In the cases where your final scene is broken, does the missing reference dialog pop up when you try to open/import/reference the final scene? And does browsing to the location of your geometry file cause everything to load correctly?

 

Maya adds this extra slash to file paths so it can tell which part of the path is relative to the project. When resolving paths, if the absolute path could not be found, then Maya will take the part of the path after the double-slash and look for that in the users's current project.

 

If browsing to the location of the file works, then perhaps you just need to set the current project before opening your final scene? (i.e. File > Set Project). Just an idea! 🙂

 

Message 3 of 4
Anonymous
in reply to: Anonymous

Thanks for the reply

 

On opening the scene which has several references we do not experience the dialog box asking us to locate the missing referenced file. We do however sometimes find that on opening the scene parts of the model are displayed as a dark blue wireframe and the scene does not know what material should be applied to these parts. On checking in the reference editor we saw the '//' in the path and thought that this may indicate a problem with the path to the referenced file so we investigated in this direction.

 

Are you suggesting that ALL paths in the reference editor will have '//' at some point indicating the relative element of the path?

 

Very interesting. We have a Materials scene which as the name suggests has nothing but shaders within it and it is located in a common folder which is not part of any Project folder. This is our way to maintain continuity in our materials from project to project. Should we be copying this Materials scene into our Project folder so that all project resources are within the Project hierachy?

 

Referencing is so powerful but not at all robust in Maya as far as we can see.

 

Thanks

Message 4 of 4
Anonymous
in reply to: Anonymous

So you are sure that the missing materials are a result of a path problem? If you edit the paths via the AE, command-line or the File Path Editor, does everything works as expected?

 

If so, and if the problem is that the absolute path in the file is just not resolving properly when Maya is opened, you have a few options:

1) You could make your materials relative to the project, and rely on Maya's relative path smarts to find them.

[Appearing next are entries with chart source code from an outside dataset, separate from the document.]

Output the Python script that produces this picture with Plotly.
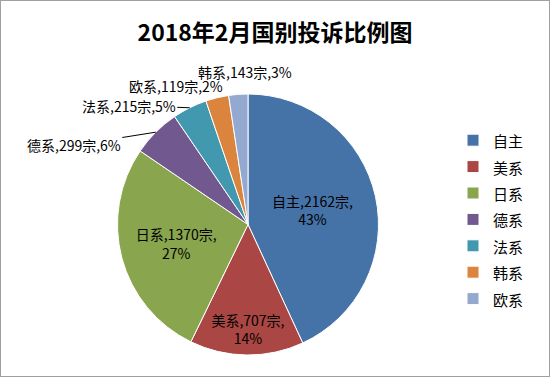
import math
import plotly.graph_objects as go

categories = ["自主", "美系", "日系", "德系", "法系", "韩系", "欧系"]
counts = [2162, 707, 1370, 299, 215, 143, 119]
pct_labels = ["43%", "14%", "27%", "6%", "5%", "3%", "2%"]
colors = ["#4572A7", "#AA4643", "#89A54E", "#71588F", "#4198AF", "#DB843D", "#93A9CF"]

W, H = 550, 377
cx_px, cy_px, r_px = 248.0, 224.5, 130.5
dom_x = [(cx_px - r_px) / W, (cx_px + r_px) / W]
dom_y = [(H - cy_px - r_px) / H, (H - cy_px + r_px) / H]

inside = [True, True, True, False, False, False, False]
texts = [f"{c},{v}宗,<br>{p}" if ins else "" for c, v, p, ins in zip(categories, counts, pct_labels, inside)]
legend_names = [f'<span style="font-size:15px">{c}</span>' for c in categories]

FONT = "Noto Sans CJK SC, Noto Sans, sans-serif"

fig = go.Figure(go.Pie(
    labels=legend_names,
    values=counts,
    text=texts,
    texttemplate="%{text}",
    textposition="inside",
    insidetextorientation="horizontal",
    textfont=dict(family=FONT, size=14, color="#000000"),
    marker=dict(colors=colors, line=dict(color="#ffffff", width=1)),
    sort=False,
    direction="clockwise",
    rotation=0,
    domain=dict(x=dom_x, y=dom_y),
    hovertemplate="%{text}<extra></extra>",
))

# outside labels for small slices, anchored at slice edge mid-angle
offsets = {"德系": (-82, 13, True), "法系": (-61, -2, True), "韩系": (28, -26, False), "欧系": (-62, -8, False)}
total = sum(counts)
cum = 0
annotations = []
for c, v, p in zip(categories, counts, pct_labels):
    mid = (cum + v / 2) / total * 2 * math.pi
    cum += v
    if c not in offsets:
        continue
    ax, ay, arrow = offsets[c]
    ex = cx_px + r_px * math.sin(mid)
    ey = cy_px - r_px * math.cos(mid)
    label = f"{c},{v}宗,{p}"
    if arrow:
        annotations.append(dict(x=ex / W, y=(H - ey) / H, xref="paper", yref="paper",
                                text=label, showarrow=True, arrowhead=0, arrowwidth=1,
                                arrowcolor="#000000", ax=ax, ay=ay,
                                font=dict(family=FONT, size=14, color="#000000")))
    else:
        annotations.append(dict(x=(ex + ax) / W, y=(H - ey - ay) / H, xref="paper", yref="paper",
                                text=label, showarrow=False, xanchor="center", yanchor="middle",
                                font=dict(family=FONT, size=14, color="#000000")))

fig.update_layout(
    width=W, height=H,
    margin=dict(l=0, r=0, t=0, b=0),
    paper_bgcolor="#ffffff",
    plot_bgcolor="#ffffff",
    title=dict(text="<b>2018年2月国别投诉比例图</b>", x=0.5, xanchor="center",
               y=1 - 33 / H, yanchor="middle",
               font=dict(family=FONT, size=23, color="#000000")),
    legend=dict(x=453 / W, y=1 - 122 / H, xanchor="left", yanchor="top",
                font=dict(family=FONT, size=18, color="#000000"),
                bgcolor="rgba(0,0,0,0)", itemclick=False),
    annotations=annotations,
    shapes=[dict(type="rect", xref="paper", yref="paper", x0=0, y0=0, x1=1, y1=1,
                 line=dict(color="#a0a0a0", width=2))],
)

fig.write_html("out.html", config={"displayModeBar": False},
               post_script="document.body.style.margin='0';")
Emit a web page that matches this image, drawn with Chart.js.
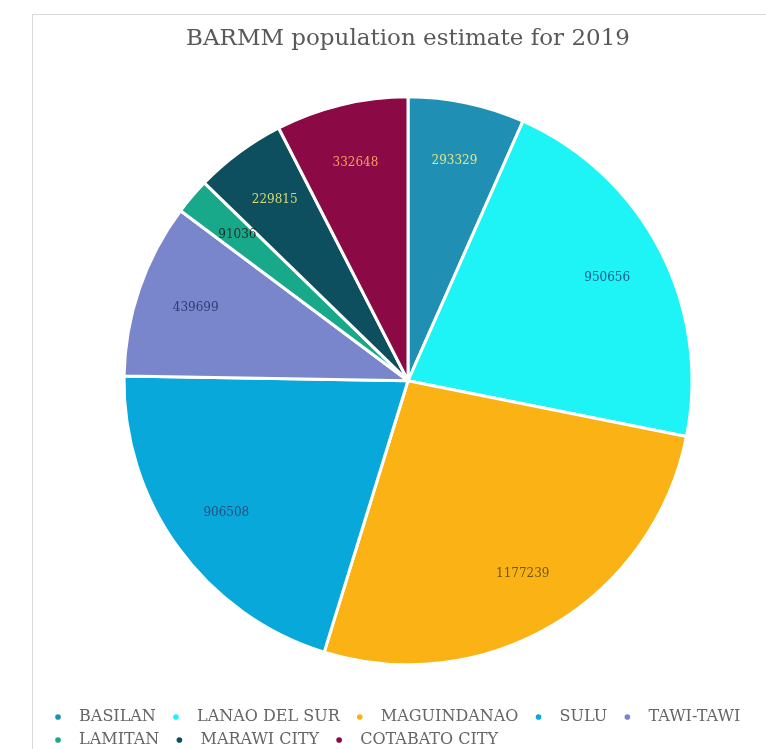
<!DOCTYPE html>
<html>
<head>
<meta charset="utf-8">
<script src="https://cdn.jsdelivr.net/npm/chart.js@4/dist/chart.umd.min.js"></script>
<style>
  html, body { margin: 0; padding: 0; background: #fff; overflow: hidden; }
  #frame { position: absolute; left: 32px; top: 14px; width: 750px; height: 760px; border: 1px solid #d9d9d9; }
  #pie { display: block; }
</style>
</head>
<body>
<div id="frame"><canvas id="pie" width="750" height="743"></canvas></div>
<script>
// BARMM provinces and cities
var provincias = ['BASILAN', 'LANAO DEL SUR', 'MAGUINDANAO', 'SULU', 'TAWI-TAWI', 'LAMITAN', 'MARAWI CITY', 'COTABATO CITY'];
var poblacion = [293329, 950656, 1177239, 906508, 439699, 91036, 229815, 332648];
var colores = ['#1f8fb3', '#1ef3f6', '#fab215', '#09a8da', '#7a86cb', '#17a98a', '#0d4f5e', '#8b0a45'];
var coloresTexto = ['#dfe68c', '#1c5a86', '#6e5a18', '#24507e', '#2c3e78', '#1e2a2a', '#d3d977', '#f4a062'];

// values written inside each slice
var etiquetas = {
  id: 'etiquetas',
  afterDatasetsDraw: function(chart){
    var ctx = chart.ctx;
    var meta = chart.getDatasetMeta(0);
    ctx.save();
    ctx.font = '12px "DejaVu Serif", serif';
    ctx.textAlign = 'center';
    ctx.textBaseline = 'middle';
    meta.data.forEach(function(arc, i){
      var p = arc.getProps(['x', 'y', 'startAngle', 'endAngle', 'outerRadius']);
      var mid = (p.startAngle + p.endAngle) / 2;
      var r = p.outerRadius * 0.79;
      ctx.fillStyle = coloresTexto[i];
      ctx.fillText(String(poblacion[i]), p.x + Math.cos(mid) * r, p.y + Math.sin(mid) * r);
    });
    ctx.restore();
  }
};

var ctx = document.getElementById('pie');

var pieGraph = new Chart(ctx, {
  type: 'pie',
  data: {
    labels: provincias,
    datasets: [{
      data: poblacion,
      backgroundColor: colores,
      borderColor: '#ffffff',
      borderWidth: 3,
      radius: 284
    }]
  },
  options: {
    responsive: false,
    animation: false,
    layout: { padding: { left: 10, right: 10 } },
    plugins: {
      title: {
        display: true,
        text: 'BARMM population estimate for 2019',
        color: '#595959',
        font: { family: '"DejaVu Serif", serif', size: 23, weight: 'normal' },
        padding: { top: 10, bottom: 7 }
      },
      legend: {
        position: 'bottom',
        align: 'start',
        labels: {
          color: '#666666',
          font: { family: '"DejaVu Serif", serif', size: 16 },
          usePointStyle: true,
          pointStyle: 'circle',
          boxHeight: 4,
          padding: 7,
          generateLabels: function(chart){
            var items = Chart.overrides.pie.plugins.legend.labels.generateLabels(chart);
            items.forEach(function(it){
              it.lineWidth = 0;
              it.strokeStyle = it.fillStyle;
              it.text = ' ' + it.text + ' ';
            });
            return items;
          }
        }
      },
      tooltip: { enabled: false }
    }
  },
  plugins: [etiquetas]
});
</script>
</body>
</html>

2) You can use an environment variable for part of the material location and just make sure that every artist has this env var set correctly.

3) Similar to an env var, you could use the dirmap command to setup mappings to the materials location. And you can make these mappings more permanent by adding them to the userSetup.mel.

 

As for the "//", this is used for all paths in Maya that are being treated as filenames. So references, file textures, caches etc. will use this. It will only be added to paths that are relative to the current project at the time that the file is saved. The extra slash is part of the raw path (i.e. the path that is saved to file), not the resolved path (which is what most UI in Maya will display). So you should be able to see it if you open up the .ma file.